The tactics must evolve accordingly. First, strike where the money hides. The same hedge funds and private equity firms that bankroll the Federalist Society also own stakes in Warner Bros Discovery, CNN’s parent conglomerate. Targeted divestment campaigns can expose the corporate lifelines behind judicial counterinsurgency. Second, defend the vote as direct community action, not a spectator sport. Local mutual-aid defense hubs—offering transportation to polls, legal assistance for the arrested, and digital security for organizers—can transform elections into training grounds for solidarity. Third, build a proletarian cyber-resistance to counter the algorithmic suppression of dissent: open-source platforms, encrypted networks, and independent media must replace the pipelines of corporate censorship. And finally, spread political education like wildfire. Study circles, teach-ins, and street schools can unmask the judiciary as what it truly is: a class instrument of empire.

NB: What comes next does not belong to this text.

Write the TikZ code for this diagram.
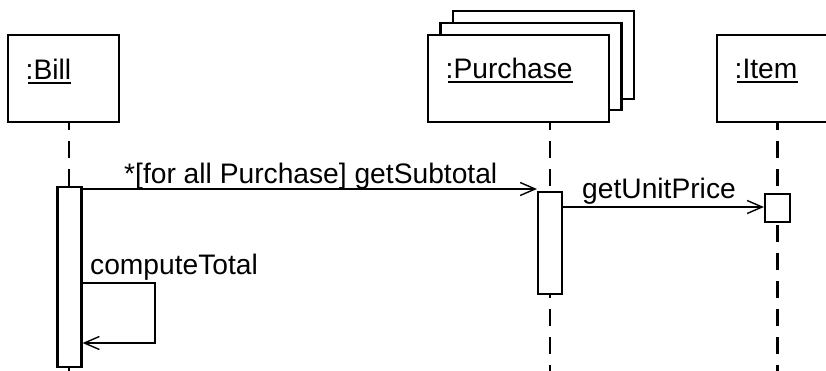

Every social advance in this country has been won not through pleading but through organization. The right to unionize, to strike, to live free of chains—none of it was granted; it was seized. The defense of the ballot must follow the same principle. The courts can void laws, but they cannot void the people. From the rural South to the industrial North, from the colonized reservations to the urban barrios, a new political consciousness is germinating: the understanding that representation without power is bondage by another name. The people must not only reclaim the franchise; they must reclaim the very capacity to govern themselves.

This is the threshold of a new epoch. As the empire’s mask slips, those who have suffered the longest see most clearly what must be done. The task before the global working class and the colonized nations is not to patch the machinery of liberal democracy but to build a new architecture of freedom altogether—a structure rooted in cooperation, solidarity, and self-determination. The struggle for the vote is the seed; the struggle for liberation is the harvest. What is collapsing before us is not democracy but domination. And when the dust settles, the choice will not be between left or right, red or blue, Court or Congress—it will be between empire and humanity.